### BRIEF:
From the first line of the data below through the line bearing "(t6) at (432,45)", reproduce each line exactly; do not include pictures.

### GIVEN RECORDS:

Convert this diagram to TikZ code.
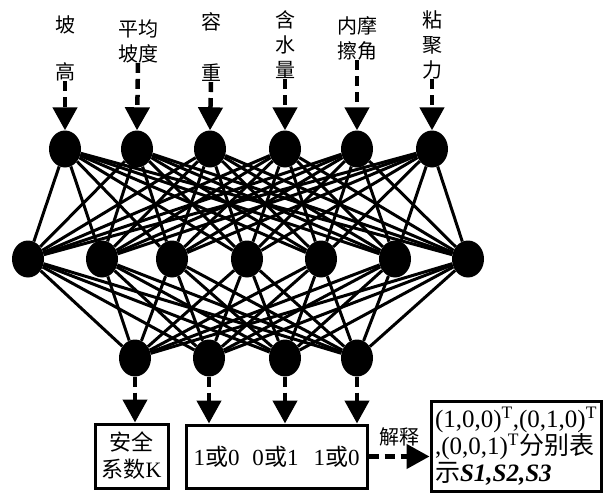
\documentclass[tikz,border=0pt]{standalone}
\usepackage{fontspec}
\setmainfont{Liberation Serif}
\newfontfamily\cjk{Noto Sans CJK SC}
\usetikzlibrary{arrows.meta,shapes.geometric,calc}

\begin{document}
\begin{tikzpicture}[x=1pt,y=-1pt,
  neuron/.style={ellipse,fill=black,minimum width=32pt,minimum height=37pt,inner sep=0pt},
  link/.style={line width=3pt},
  feed/.style={line width=4.5pt,dash pattern=on 10pt off 6pt,-{Triangle[width=24pt,length=23pt]}},
  lab/.style={font=\cjk\fontsize{20}{25}\selectfont,align=center,inner sep=0pt},
  outbox/.style={draw,line width=3pt,inner sep=0pt}]
\useasboundingbox (0,0) rectangle (604,492);

% input layer
\foreach \x [count=\i] in {65,137,210,285,357,432}
  \node[neuron] (a\i) at (\x,149) {};
% hidden layer
\foreach \x [count=\i] in {28,102,172,247,321,395,468}
  \node[neuron] (b\i) at (\x,259) {};
% output layer
\foreach \x [count=\i] in {135,209,285,357}
  \node[neuron] (c\i) at (\x,358) {};

% full connections
\foreach \i in {1,...,6}
  \foreach \j in {1,...,7}
    \draw[link] (a\i) -- (b\j);
\foreach \j in {1,...,7}
  \foreach \k in {1,...,4}
    \draw[link] (b\j) -- (c\k);

% input labels
\node[lab] (t1a) at (65,25) {坡};
\node[lab] (t1b) at (65,72) {高};
\node[lab] (t2) at (138,41) {平均\\坡度};
\node[lab] (t3a) at (211,22) {容};
\node[lab] (t3b) at (211,73) {重};
\node[lab] (t4) at (285,45) {含\\水\\量};
\node[lab] (t5) at (357,38) {内摩\\擦角};
\node[lab] (t6) at (432,45) {粘\\聚\\力};

\draw[feed] (t1b.south) -- (a1.north);
\draw[feed] (t2.south) -- (a2.north);
\draw[feed] (t3b.south) -- (a3.north);
\draw[feed] (t4.south) -- (a4.north);
\draw[feed] (t5.south) -- (a5.north);
\draw[feed] (t6.south) -- (a6.north);

% output boxes
\node[outbox,minimum width=73pt,minimum height=64pt,align=center,
      font=\fontsize{22}{27}\selectfont] (k) at (131.5,456)
  {{\cjk 安全}\\{\cjk 系数}K};
\node[outbox,minimum width=181pt,minimum height=63pt] (s) at (276.5,456.5)
  {\fontsize{23}{25}\selectfont 1{\cjk 或}0\hspace{13pt}0{\cjk 或}1\hspace{15pt}1{\cjk 或}0};
\node[outbox,minimum width=170pt,minimum height=90pt,align=left,
      font=\fontsize{25}{27}\selectfont] (r) at (516,446)
  {(1,0,0)$^{\mathrm{T}}$,(0,1,0)$^{\mathrm{T}}$\\
   ,(0,0,1)$^{\mathrm{T}}${\cjk 分别表}\\
   {\cjk 示}\textbf{\textit{S1,S2,S3}}};

\draw[feed] (c1.south) -- (c1 |- k.north);
\draw[feed] (c2.south) -- (c2 |- s.north);
\draw[feed] (c3.south) -- (c3 |- s.north);
\draw[feed] (c4.south) -- (c4 |- s.north);

\draw[feed] (s.east) -- (s.east -| r.west)
  node[midway,above=8pt,lab] (jx) {解释};
\end{tikzpicture}
\end{document}
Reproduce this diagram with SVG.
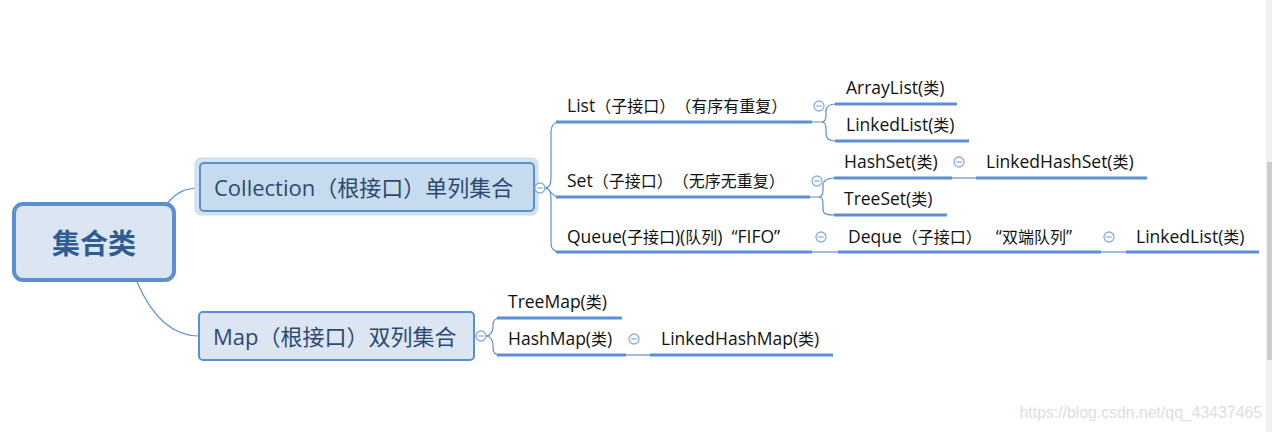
<svg xmlns="http://www.w3.org/2000/svg" width="1272" height="432" viewBox="0 0 1272 432">
<style>
text{text-spacing-trim:space-all}
.t{font-family:"Open Sans","Noto Sans CJK SC",sans-serif;font-size:17.5px;fill:#111}
.c{font-family:"Noto Sans CJK SC",sans-serif;font-size:16px}
.big{font-family:"Open Sans","Noto Sans CJK SC",sans-serif;font-size:22px;fill:#2c4a70}
.ul{stroke:#5b8fd4;stroke-width:3;fill:none}
.cn{stroke:#5b8fd4;stroke-width:1.2;fill:none}
.col{fill:#fff;stroke:#8aaee0;stroke-width:1.3}
.dash{stroke:#8aaee0;stroke-width:1.3}
</style>
<defs>
<g id="collapse"><circle class="col" cx="0" cy="0" r="5"/><line class="dash" x1="-2.8" y1="0" x2="2.8" y2="0"/></g>
</defs>
<rect width="1272" height="432" fill="#fff"/>
<g id="connectors">
<path class="cn" d="M166,205 C176,192 186,188 199,188"/>
<path class="cn" d="M137,282 C150,312 170,336 199,336"/>
<path class="cn" d="M534,188 L545,188 C549,188 551,184 551,178 L551,132 C551,125 554,122 560,122"/>
<path class="cn" d="M545,188 C550,188 551,197 560,197"/>
<path class="cn" d="M545,188 C549,188 551,192 551,198 L551,243 C551,249 554,252 560,252"/>
<path class="cn" d="M810,122 L822,122 C825,122 826,119 826,115 L826,111 C826,106 829,104 836,104"/>
<path class="cn" d="M822,122 C825,122 826,125 826,129 L826,134 C826,139 829,141 836,141"/>
<path class="cn" d="M808,197 L819,197 C822,197 823,194 823,190 L823,186 C823,181 826,178 835,178"/>
<path class="cn" d="M819,197 C822,197 823,200 823,204 L823,209 C823,214 826,215 835,215"/>
<path class="cn" d="M810,252 L840,252"/>
<path class="cn" d="M950,178 L978,178"/>
<path class="cn" d="M1100,252 L1128,252"/>
<path class="cn" d="M474,336 L486,336 C490,336 493,332 493,327 L493,325 C493,320 496,318 500,318"/>
<path class="cn" d="M486,336 C490,336 493,340 493,345 L493,348 C493,353 496,355 500,355"/>
<path class="cn" d="M624,355 L652,355"/>
</g>
<g id="root">
<rect x="14" y="204" width="160" height="76" rx="9" fill="#dce6f2" stroke="#5b8fd4" stroke-width="4"/>
<text x="94" y="254" text-anchor="middle" font-family="'Noto Sans CJK SC',sans-serif" font-size="28" font-weight="bold" fill="#305c92">集合类</text>
</g>
<g id="collection">
<rect x="195" y="158" width="343" height="57" rx="6" fill="#d3e3f0" stroke="#c8dbeb" stroke-width="1"/>
<rect x="200" y="163" width="334" height="48" rx="4" fill="#c6dcee" stroke="#5b8fd4" stroke-width="2"/>
<text class="big" x="214" y="196">Collection（根接口）单列集合</text>
<use href="#collapse" x="540" y="188"/>
</g>
<g id="map">
<rect x="199" y="312" width="275" height="48" rx="4" fill="#dce6f2" stroke="#5b8fd4" stroke-width="2"/>
<text class="big" x="213" y="345">Map（根接口）双列集合</text>
<use href="#collapse" x="481" y="336"/>
</g>
<g id="list">
<text class="t" x="567" y="112">List<tspan class="c">（子接口）（有序有重复）</tspan></text>
<line class="ul" x1="556" y1="122" x2="812" y2="122"/>
<use href="#collapse" x="819" y="106"/>
</g>
<g id="set">
<text class="t" x="567" y="187">Set<tspan class="c">（子接口）（无序无重复）</tspan></text>
<line class="ul" x1="556" y1="197" x2="810" y2="197"/>
<use href="#collapse" x="817" y="181"/>
</g>
<g id="queue">
<text class="t" x="567" y="243">Queue(<tspan class="c">子接口</tspan>)(<tspan class="c">队列</tspan>)<tspan dx="9">“</tspan>FIFO”</text>
<line class="ul" x1="556" y1="252" x2="812" y2="252"/>
<use href="#collapse" x="821" y="237"/>
</g>
<g id="arraylist">
<text class="t" x="846" y="94">ArrayList(<tspan class="c">类</tspan>)</text>
<line class="ul" x1="835" y1="104" x2="957" y2="104"/>
</g>
<g id="linkedlist1">
<text class="t" x="846" y="131">LinkedList(<tspan class="c">类</tspan>)</text>
<line class="ul" x1="835" y1="141" x2="969" y2="141"/>
</g>
<g id="hashset">
<text class="t" x="844" y="168">HashSet(<tspan class="c">类</tspan>)</text>
<line class="ul" x1="834" y1="178" x2="952" y2="178"/>
<use href="#collapse" x="959" y="162"/>
</g>
<g id="linkedhashset">
<text class="t" x="986" y="168">LinkedHashSet(<tspan class="c">类</tspan>)</text>
<line class="ul" x1="976" y1="178" x2="1147" y2="178"/>
</g>
<g id="treeset">
<text class="t" x="844" y="205">TreeSet(<tspan class="c">类</tspan>)</text>
<line class="ul" x1="834" y1="215" x2="947" y2="215"/>
</g>
<g id="deque">
<text class="t" x="848" y="243">Deque<tspan class="c">（子接口）</tspan><tspan dx="14">“</tspan><tspan class="c">双端队列</tspan>”</text>
<line class="ul" x1="838" y1="252" x2="1101" y2="252"/>
<use href="#collapse" x="1109" y="237"/>
</g>
<g id="linkedlist2">
<text class="t" x="1136" y="243">LinkedList(<tspan class="c">类</tspan>)</text>
<line class="ul" x1="1126" y1="252" x2="1259" y2="252"/>
</g>
<g id="treemap">
<text class="t" x="508" y="308">TreeMap(<tspan class="c">类</tspan>)</text>
<line class="ul" x1="497" y1="318" x2="622" y2="318"/>
</g>
<g id="hashmap">
<text class="t" x="508" y="345">HashMap(<tspan class="c">类</tspan>)</text>
<line class="ul" x1="497" y1="355" x2="626" y2="355"/>
<use href="#collapse" x="634" y="339"/>
</g>
<g id="linkedhashmap">
<text class="t" x="661" y="345">LinkedHashMap(<tspan class="c">类</tspan>)</text>
<line class="ul" x1="650" y1="355" x2="833" y2="355"/>
</g>
<text x="1262" y="418" text-anchor="end" font-family="'Liberation Sans',sans-serif" font-size="15.8" fill="#dedede">https://blog.csdn.net/qq_43437465</text>
<rect x="1266" y="0" width="6" height="432" fill="#f1f1f1"/>
<rect x="1267" y="162" width="5" height="198" fill="#cdcdcd"/>
</svg>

### FINAL RESULT:
Convert this diagram to TikZ code.
\documentclass[tikz,border=0pt]{standalone}
\usepackage{fontspec}
\setmainfont{Liberation Serif}
\newfontfamily\cjk{Noto Sans CJK SC}
\usetikzlibrary{arrows.meta,shapes.geometric,calc}

\begin{document}
\begin{tikzpicture}[x=1pt,y=-1pt,
  neuron/.style={ellipse,fill=black,minimum width=32pt,minimum height=37pt,inner sep=0pt},
  link/.style={line width=3pt},
  feed/.style={line width=4.5pt,dash pattern=on 10pt off 6pt,-{Triangle[width=24pt,length=23pt]}},
  lab/.style={font=\cjk\fontsize{20}{25}\selectfont,align=center,inner sep=0pt},
  outbox/.style={draw,line width=3pt,inner sep=0pt}]
\useasboundingbox (0,0) rectangle (604,492);

% input layer
\foreach \x [count=\i] in {65,137,210,285,357,432}
  \node[neuron] (a\i) at (\x,149) {};
% hidden layer
\foreach \x [count=\i] in {28,102,172,247,321,395,468}
  \node[neuron] (b\i) at (\x,259) {};
% output layer
\foreach \x [count=\i] in {135,209,285,357}
  \node[neuron] (c\i) at (\x,358) {};

% full connections
\foreach \i in {1,...,6}
  \foreach \j in {1,...,7}
    \draw[link] (a\i) -- (b\j);
\foreach \j in {1,...,7}
  \foreach \k in {1,...,4}
    \draw[link] (b\j) -- (c\k);

% input labels
\node[lab] (t1a) at (65,25) {坡};
\node[lab] (t1b) at (65,72) {高};
\node[lab] (t2) at (138,41) {平均\\坡度};
\node[lab] (t3a) at (211,22) {容};
\node[lab] (t3b) at (211,73) {重};
\node[lab] (t4) at (285,45) {含\\水\\量};
\node[lab] (t5) at (357,38) {内摩\\擦角};
\node[lab] (t6) at (432,45) {粘\\聚\\力};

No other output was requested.